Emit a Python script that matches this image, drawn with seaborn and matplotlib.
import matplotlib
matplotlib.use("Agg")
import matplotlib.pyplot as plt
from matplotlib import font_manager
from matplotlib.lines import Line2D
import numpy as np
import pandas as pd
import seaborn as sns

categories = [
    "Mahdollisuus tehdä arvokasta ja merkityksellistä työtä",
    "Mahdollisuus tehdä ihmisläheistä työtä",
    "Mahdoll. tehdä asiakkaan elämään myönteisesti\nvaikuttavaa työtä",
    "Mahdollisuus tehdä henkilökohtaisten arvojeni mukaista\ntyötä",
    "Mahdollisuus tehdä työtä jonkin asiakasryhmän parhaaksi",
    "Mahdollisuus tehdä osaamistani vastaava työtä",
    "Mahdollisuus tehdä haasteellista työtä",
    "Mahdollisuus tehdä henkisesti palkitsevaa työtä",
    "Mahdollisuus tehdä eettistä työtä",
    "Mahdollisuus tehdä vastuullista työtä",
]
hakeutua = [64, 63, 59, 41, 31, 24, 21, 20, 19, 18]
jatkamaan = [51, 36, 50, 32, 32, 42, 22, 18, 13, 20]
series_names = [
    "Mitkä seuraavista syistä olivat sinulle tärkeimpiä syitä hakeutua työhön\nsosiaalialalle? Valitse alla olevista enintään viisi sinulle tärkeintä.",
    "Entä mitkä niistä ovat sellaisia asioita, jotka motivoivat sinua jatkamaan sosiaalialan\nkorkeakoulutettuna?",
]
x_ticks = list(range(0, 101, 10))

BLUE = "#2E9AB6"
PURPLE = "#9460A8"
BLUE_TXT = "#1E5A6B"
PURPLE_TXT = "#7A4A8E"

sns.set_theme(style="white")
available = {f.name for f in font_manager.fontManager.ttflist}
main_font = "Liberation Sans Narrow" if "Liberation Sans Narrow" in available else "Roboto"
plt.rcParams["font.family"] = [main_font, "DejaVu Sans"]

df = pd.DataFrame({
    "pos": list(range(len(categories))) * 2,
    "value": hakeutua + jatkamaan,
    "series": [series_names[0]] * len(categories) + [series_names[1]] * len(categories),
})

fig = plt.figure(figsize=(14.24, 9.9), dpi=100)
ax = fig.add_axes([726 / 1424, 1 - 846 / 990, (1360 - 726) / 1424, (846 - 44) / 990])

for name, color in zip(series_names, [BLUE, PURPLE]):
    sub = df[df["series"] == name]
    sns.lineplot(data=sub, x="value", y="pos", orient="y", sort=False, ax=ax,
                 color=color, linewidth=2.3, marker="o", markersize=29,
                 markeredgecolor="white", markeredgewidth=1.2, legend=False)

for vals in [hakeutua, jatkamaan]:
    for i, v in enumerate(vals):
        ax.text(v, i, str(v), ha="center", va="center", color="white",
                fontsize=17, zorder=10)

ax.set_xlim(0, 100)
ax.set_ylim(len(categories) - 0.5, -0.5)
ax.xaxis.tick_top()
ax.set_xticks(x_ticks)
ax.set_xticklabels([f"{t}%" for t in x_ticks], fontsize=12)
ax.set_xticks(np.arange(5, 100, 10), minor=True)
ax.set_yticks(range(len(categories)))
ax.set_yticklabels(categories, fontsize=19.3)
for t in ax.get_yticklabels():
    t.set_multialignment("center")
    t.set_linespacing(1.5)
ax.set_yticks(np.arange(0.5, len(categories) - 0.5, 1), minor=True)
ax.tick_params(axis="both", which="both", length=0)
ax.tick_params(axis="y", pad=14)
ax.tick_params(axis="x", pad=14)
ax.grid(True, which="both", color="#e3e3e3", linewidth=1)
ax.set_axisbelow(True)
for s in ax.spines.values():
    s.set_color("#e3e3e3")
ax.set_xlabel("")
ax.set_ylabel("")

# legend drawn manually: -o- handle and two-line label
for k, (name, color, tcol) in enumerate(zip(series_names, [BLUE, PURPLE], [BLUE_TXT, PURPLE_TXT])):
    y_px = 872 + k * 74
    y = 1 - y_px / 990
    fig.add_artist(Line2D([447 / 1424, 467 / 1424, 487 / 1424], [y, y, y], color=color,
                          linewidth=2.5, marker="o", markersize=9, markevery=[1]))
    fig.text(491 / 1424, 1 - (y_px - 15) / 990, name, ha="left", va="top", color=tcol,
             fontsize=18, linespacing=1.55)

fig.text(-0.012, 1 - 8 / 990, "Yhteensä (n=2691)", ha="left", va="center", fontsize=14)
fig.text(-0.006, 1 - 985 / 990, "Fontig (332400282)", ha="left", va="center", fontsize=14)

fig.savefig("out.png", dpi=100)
:::::
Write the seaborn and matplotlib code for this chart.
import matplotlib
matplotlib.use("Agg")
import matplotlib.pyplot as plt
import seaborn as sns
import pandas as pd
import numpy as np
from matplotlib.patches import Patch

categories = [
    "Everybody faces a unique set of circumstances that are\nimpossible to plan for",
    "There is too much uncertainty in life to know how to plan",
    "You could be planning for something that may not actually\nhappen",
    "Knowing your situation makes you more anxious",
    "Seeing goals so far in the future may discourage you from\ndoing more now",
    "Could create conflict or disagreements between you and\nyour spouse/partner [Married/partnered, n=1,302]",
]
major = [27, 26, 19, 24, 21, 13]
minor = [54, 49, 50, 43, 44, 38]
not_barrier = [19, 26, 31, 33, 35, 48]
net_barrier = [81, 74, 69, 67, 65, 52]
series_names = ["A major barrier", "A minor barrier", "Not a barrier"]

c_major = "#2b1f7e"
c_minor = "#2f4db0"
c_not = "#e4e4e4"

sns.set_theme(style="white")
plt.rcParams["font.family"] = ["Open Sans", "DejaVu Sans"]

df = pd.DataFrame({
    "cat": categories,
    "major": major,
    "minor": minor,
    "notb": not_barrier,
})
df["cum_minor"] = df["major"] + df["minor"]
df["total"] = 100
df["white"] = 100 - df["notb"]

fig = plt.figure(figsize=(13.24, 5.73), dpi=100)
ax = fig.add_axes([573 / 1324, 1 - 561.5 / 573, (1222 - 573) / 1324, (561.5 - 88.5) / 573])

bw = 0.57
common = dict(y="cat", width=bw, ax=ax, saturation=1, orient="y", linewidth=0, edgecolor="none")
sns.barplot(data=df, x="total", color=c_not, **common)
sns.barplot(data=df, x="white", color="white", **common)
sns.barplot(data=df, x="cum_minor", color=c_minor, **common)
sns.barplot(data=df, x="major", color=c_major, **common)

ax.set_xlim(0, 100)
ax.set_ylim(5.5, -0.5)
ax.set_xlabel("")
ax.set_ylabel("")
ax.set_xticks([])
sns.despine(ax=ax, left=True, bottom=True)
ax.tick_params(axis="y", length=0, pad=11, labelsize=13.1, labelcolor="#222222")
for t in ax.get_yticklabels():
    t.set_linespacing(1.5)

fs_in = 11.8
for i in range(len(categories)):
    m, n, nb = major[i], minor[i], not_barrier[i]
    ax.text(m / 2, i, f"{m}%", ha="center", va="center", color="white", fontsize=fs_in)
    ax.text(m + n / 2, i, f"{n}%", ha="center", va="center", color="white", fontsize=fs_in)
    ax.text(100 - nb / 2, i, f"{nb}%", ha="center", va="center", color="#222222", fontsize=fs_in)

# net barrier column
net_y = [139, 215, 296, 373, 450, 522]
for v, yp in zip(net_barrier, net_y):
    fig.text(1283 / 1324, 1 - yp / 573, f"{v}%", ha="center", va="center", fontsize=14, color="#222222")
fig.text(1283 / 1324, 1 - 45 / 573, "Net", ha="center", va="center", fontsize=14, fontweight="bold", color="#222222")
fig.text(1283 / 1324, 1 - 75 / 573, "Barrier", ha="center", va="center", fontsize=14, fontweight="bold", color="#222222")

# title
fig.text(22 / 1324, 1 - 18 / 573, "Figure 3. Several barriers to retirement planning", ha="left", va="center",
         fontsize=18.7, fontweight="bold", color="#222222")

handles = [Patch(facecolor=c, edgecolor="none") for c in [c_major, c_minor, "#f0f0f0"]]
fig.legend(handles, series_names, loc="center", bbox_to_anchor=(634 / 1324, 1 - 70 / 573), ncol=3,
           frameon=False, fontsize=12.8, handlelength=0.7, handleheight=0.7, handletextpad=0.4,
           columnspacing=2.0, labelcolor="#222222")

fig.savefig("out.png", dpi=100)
:::::
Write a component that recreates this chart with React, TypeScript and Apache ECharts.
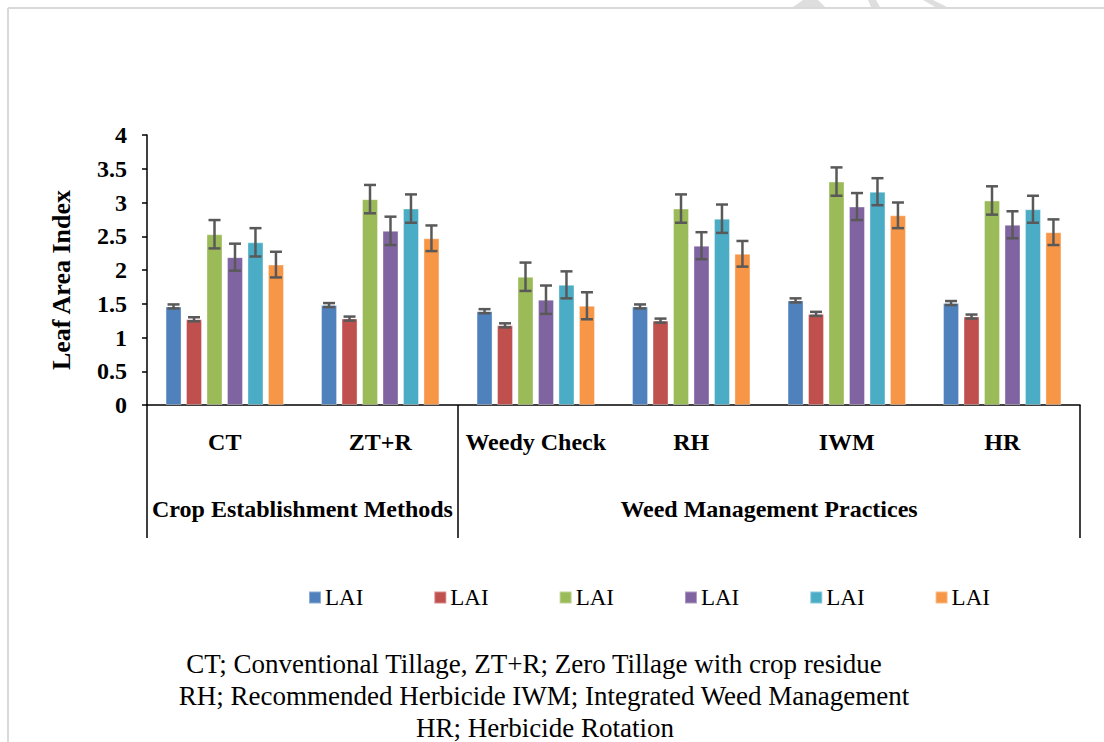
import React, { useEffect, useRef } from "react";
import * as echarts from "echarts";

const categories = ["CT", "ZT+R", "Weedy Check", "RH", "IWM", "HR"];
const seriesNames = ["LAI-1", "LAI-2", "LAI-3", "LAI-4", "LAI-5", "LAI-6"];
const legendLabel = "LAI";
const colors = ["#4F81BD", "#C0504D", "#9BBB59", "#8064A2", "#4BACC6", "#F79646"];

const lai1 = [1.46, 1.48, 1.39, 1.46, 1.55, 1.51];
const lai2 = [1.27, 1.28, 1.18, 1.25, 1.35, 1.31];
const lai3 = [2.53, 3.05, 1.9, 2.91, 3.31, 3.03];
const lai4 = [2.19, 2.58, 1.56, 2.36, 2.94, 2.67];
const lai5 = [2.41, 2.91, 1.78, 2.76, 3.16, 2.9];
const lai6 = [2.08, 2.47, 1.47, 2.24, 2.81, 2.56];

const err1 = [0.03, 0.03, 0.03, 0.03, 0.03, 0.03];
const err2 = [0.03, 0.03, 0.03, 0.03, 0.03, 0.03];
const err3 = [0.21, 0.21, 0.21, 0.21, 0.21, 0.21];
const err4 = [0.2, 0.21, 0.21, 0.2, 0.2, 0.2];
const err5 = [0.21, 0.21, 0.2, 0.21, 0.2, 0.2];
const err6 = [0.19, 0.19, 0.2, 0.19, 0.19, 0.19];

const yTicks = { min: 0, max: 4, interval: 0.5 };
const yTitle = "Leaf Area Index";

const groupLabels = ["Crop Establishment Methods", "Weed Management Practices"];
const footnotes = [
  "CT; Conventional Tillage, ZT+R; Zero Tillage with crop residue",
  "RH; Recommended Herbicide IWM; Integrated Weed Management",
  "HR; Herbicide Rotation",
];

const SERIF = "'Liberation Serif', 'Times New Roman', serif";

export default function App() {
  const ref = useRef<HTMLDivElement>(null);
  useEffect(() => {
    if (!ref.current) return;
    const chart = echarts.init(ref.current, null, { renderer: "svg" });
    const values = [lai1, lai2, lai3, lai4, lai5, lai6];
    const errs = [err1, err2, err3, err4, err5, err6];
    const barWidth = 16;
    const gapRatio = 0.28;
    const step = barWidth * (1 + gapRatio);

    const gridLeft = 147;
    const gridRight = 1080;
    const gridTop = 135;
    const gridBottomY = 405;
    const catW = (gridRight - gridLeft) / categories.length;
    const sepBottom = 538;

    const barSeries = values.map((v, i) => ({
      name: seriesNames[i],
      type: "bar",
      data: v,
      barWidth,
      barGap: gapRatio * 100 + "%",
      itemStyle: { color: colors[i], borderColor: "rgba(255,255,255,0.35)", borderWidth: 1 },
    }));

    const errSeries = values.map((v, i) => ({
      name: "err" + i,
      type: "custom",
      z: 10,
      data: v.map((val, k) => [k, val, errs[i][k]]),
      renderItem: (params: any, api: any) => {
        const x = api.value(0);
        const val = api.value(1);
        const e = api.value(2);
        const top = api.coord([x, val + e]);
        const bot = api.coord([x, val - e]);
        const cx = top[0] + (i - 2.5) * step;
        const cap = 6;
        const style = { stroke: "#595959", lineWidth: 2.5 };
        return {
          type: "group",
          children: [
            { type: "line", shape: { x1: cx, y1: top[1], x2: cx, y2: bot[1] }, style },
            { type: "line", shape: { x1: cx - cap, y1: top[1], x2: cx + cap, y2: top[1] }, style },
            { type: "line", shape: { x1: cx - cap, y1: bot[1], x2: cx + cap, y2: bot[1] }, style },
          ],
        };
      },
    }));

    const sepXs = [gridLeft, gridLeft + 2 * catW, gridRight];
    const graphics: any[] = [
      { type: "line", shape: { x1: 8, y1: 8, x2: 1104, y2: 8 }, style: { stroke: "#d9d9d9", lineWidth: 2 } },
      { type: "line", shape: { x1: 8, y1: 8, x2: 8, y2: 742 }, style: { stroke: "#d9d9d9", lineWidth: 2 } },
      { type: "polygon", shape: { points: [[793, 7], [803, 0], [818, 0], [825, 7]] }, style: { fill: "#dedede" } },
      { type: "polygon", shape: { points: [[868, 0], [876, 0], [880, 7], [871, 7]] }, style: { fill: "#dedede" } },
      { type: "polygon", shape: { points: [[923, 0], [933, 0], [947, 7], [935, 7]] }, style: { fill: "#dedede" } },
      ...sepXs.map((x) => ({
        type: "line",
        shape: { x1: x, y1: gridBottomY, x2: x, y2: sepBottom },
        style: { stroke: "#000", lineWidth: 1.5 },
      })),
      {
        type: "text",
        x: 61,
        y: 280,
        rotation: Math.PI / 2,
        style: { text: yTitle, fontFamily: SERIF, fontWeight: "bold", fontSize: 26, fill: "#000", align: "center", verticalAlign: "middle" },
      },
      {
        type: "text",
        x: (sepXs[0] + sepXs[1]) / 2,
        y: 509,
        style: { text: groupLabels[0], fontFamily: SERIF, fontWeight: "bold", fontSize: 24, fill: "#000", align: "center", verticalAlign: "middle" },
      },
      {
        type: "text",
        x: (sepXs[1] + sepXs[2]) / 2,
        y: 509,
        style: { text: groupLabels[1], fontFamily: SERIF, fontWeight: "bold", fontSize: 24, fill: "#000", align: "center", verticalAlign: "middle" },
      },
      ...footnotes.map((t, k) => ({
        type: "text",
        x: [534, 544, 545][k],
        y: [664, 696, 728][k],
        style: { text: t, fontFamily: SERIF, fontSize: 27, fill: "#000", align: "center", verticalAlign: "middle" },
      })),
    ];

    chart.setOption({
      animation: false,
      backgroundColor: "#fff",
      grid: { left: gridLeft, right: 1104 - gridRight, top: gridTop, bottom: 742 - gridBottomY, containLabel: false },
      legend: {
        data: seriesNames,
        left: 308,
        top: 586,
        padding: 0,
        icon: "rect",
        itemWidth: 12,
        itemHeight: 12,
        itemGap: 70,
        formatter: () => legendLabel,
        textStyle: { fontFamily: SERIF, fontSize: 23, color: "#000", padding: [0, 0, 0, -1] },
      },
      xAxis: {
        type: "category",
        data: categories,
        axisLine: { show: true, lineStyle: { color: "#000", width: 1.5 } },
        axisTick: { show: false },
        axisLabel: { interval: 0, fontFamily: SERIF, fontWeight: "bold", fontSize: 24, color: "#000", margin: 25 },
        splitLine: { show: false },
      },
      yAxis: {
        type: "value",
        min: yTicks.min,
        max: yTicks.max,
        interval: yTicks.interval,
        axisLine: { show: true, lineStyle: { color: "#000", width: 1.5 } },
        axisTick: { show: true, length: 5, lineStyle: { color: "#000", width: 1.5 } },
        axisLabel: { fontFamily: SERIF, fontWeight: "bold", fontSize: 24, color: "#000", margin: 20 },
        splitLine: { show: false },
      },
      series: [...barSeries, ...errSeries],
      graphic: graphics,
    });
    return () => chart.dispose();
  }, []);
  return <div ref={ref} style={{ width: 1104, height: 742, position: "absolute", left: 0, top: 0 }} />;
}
:::::
**Task brief**
Start at the line with "Write a component", stop at the line with "const sepBottom = 538;", both lines included, and repeat that span exactly without its pictures.

**Task output**
Write a component that recreates this chart with React, TypeScript and Apache ECharts.
import React, { useEffect, useRef } from "react";
import * as echarts from "echarts";

const categories = ["CT", "ZT+R", "Weedy Check", "RH", "IWM", "HR"];
const seriesNames = ["LAI-1", "LAI-2", "LAI-3", "LAI-4", "LAI-5", "LAI-6"];
const legendLabel = "LAI";
const colors = ["#4F81BD", "#C0504D", "#9BBB59", "#8064A2", "#4BACC6", "#F79646"];

const lai1 = [1.46, 1.48, 1.39, 1.46, 1.55, 1.51];
const lai2 = [1.27, 1.28, 1.18, 1.25, 1.35, 1.31];
const lai3 = [2.53, 3.05, 1.9, 2.91, 3.31, 3.03];
const lai4 = [2.19, 2.58, 1.56, 2.36, 2.94, 2.67];
const lai5 = [2.41, 2.91, 1.78, 2.76, 3.16, 2.9];
const lai6 = [2.08, 2.47, 1.47, 2.24, 2.81, 2.56];

const err1 = [0.03, 0.03, 0.03, 0.03, 0.03, 0.03];
const err2 = [0.03, 0.03, 0.03, 0.03, 0.03, 0.03];
const err3 = [0.21, 0.21, 0.21, 0.21, 0.21, 0.21];
const err4 = [0.2, 0.21, 0.21, 0.2, 0.2, 0.2];
const err5 = [0.21, 0.21, 0.2, 0.21, 0.2, 0.2];
const err6 = [0.19, 0.19, 0.2, 0.19, 0.19, 0.19];

const yTicks = { min: 0, max: 4, interval: 0.5 };
const yTitle = "Leaf Area Index";

const groupLabels = ["Crop Establishment Methods", "Weed Management Practices"];
const footnotes = [
  "CT; Conventional Tillage, ZT+R; Zero Tillage with crop residue",
  "RH; Recommended Herbicide IWM; Integrated Weed Management",
  "HR; Herbicide Rotation",
];

const SERIF = "'Liberation Serif', 'Times New Roman', serif";

export default function App() {
  const ref = useRef<HTMLDivElement>(null);
  useEffect(() => {
    if (!ref.current) return;
    const chart = echarts.init(ref.current, null, { renderer: "svg" });
    const values = [lai1, lai2, lai3, lai4, lai5, lai6];
    const errs = [err1, err2, err3, err4, err5, err6];
    const barWidth = 16;
    const gapRatio = 0.28;
    const step = barWidth * (1 + gapRatio);

    const gridLeft = 147;
    const gridRight = 1080;
    const gridTop = 135;
    const gridBottomY = 405;
    const catW = (gridRight - gridLeft) / categories.length;
    const sepBottom = 538;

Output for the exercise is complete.